**** Exercise materials
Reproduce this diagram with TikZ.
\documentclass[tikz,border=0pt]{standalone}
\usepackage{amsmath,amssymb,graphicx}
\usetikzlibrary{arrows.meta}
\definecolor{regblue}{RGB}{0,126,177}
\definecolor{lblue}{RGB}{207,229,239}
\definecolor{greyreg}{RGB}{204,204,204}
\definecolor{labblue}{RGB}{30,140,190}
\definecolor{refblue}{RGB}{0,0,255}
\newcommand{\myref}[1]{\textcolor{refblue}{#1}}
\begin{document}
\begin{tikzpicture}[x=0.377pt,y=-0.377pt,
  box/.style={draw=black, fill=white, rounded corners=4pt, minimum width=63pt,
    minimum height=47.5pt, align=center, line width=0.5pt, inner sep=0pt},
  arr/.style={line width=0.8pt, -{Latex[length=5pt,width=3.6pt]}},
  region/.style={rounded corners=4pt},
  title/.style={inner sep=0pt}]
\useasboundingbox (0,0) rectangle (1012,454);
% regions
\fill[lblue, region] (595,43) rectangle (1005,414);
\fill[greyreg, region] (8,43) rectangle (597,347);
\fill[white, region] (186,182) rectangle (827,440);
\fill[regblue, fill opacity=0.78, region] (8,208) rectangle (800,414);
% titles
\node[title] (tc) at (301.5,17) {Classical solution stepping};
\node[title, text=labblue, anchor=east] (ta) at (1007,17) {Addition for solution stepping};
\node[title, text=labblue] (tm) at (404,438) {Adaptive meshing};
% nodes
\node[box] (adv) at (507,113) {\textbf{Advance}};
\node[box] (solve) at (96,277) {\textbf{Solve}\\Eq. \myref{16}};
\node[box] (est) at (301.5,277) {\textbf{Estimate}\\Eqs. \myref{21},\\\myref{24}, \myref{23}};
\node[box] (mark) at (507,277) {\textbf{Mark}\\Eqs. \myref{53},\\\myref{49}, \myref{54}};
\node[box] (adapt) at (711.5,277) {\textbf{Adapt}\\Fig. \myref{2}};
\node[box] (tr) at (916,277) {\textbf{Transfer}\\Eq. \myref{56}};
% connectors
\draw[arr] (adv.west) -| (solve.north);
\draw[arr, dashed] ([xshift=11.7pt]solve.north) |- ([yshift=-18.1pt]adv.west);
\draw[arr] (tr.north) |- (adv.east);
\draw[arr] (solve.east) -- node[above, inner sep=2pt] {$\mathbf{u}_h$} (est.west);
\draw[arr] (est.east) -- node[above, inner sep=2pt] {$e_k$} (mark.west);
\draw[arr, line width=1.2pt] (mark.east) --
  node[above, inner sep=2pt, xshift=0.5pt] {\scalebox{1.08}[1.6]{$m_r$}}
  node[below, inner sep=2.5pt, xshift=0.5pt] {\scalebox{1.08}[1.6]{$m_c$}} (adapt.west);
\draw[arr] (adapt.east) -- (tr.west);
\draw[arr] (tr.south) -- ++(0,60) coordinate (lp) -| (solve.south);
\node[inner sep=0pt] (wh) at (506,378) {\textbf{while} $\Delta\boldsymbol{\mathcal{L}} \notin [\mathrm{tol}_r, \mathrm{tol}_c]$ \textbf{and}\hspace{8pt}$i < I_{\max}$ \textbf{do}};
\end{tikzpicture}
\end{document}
********
**** Exercise materials
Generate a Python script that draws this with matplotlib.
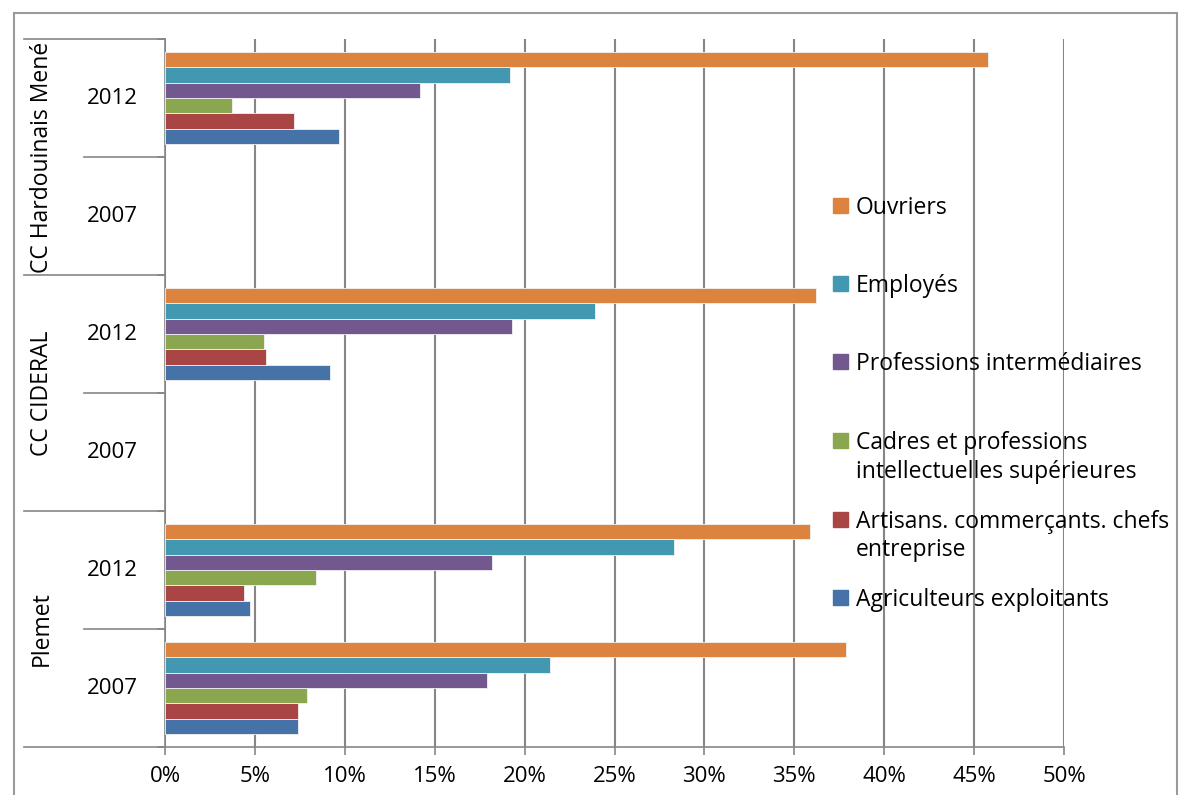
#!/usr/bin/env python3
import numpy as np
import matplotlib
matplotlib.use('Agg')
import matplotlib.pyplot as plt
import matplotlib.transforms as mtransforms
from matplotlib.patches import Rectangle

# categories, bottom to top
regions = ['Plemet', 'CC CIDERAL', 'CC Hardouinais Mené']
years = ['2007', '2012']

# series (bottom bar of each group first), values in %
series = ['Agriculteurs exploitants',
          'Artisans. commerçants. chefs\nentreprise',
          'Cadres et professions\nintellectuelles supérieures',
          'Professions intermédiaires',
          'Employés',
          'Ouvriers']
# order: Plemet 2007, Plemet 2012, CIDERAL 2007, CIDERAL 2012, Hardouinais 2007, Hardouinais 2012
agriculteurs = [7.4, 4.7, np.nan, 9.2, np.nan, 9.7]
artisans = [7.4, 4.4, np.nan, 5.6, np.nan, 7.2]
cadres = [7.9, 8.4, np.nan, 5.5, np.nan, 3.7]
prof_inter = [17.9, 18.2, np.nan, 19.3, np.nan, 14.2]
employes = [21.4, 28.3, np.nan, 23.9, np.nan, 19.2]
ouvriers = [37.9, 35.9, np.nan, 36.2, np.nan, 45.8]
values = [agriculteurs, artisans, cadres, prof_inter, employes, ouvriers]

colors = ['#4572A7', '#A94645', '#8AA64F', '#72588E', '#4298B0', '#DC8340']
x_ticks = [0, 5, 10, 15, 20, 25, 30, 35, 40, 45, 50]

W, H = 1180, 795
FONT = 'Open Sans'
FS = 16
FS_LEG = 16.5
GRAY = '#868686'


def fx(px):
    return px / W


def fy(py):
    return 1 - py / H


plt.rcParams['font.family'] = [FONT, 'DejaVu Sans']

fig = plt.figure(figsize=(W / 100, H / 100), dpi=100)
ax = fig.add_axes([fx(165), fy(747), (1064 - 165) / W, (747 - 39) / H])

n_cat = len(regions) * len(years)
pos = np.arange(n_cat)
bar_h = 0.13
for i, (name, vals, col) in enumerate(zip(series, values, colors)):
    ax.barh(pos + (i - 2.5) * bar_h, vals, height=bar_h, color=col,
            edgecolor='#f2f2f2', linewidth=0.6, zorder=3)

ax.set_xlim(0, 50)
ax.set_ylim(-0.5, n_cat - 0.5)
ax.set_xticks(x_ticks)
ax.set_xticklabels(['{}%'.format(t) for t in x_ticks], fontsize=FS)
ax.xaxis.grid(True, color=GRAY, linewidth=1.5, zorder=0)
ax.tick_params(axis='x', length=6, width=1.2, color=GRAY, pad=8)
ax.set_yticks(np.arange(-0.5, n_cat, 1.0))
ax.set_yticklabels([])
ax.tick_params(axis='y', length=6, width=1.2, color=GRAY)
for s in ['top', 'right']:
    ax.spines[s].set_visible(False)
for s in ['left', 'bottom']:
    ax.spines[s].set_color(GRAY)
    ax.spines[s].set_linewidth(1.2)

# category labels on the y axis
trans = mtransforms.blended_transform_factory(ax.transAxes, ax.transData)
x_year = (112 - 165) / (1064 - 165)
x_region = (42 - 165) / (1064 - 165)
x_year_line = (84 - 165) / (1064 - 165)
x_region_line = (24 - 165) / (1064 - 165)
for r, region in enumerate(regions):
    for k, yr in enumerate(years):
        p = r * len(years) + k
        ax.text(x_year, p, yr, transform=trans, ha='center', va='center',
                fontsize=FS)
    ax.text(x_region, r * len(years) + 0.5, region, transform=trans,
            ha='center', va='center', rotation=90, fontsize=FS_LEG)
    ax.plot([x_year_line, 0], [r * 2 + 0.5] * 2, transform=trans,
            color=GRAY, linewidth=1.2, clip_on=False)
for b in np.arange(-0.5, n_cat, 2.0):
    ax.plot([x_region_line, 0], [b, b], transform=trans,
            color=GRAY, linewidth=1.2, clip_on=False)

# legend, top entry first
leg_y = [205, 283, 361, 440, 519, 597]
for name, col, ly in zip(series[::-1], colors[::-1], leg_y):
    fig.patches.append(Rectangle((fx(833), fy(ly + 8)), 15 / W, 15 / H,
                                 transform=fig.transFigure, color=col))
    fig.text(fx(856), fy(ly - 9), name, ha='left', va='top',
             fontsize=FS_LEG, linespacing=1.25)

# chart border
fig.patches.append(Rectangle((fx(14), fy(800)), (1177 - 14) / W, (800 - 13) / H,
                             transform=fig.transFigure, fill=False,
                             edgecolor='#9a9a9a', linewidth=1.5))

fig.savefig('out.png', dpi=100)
********
**What needs to be done**
Exactly and only the lines from the line with "Generate a Python" to the line with "years = ['2007', '2012']", both ends included, should be echoed. Do not carry over the pictures.

**Finished task**
Generate a Python script that draws this with matplotlib.
#!/usr/bin/env python3
import numpy as np
import matplotlib
matplotlib.use('Agg')
import matplotlib.pyplot as plt
import matplotlib.transforms as mtransforms
from matplotlib.patches import Rectangle

# categories, bottom to top
regions = ['Plemet', 'CC CIDERAL', 'CC Hardouinais Mené']
years = ['2007', '2012']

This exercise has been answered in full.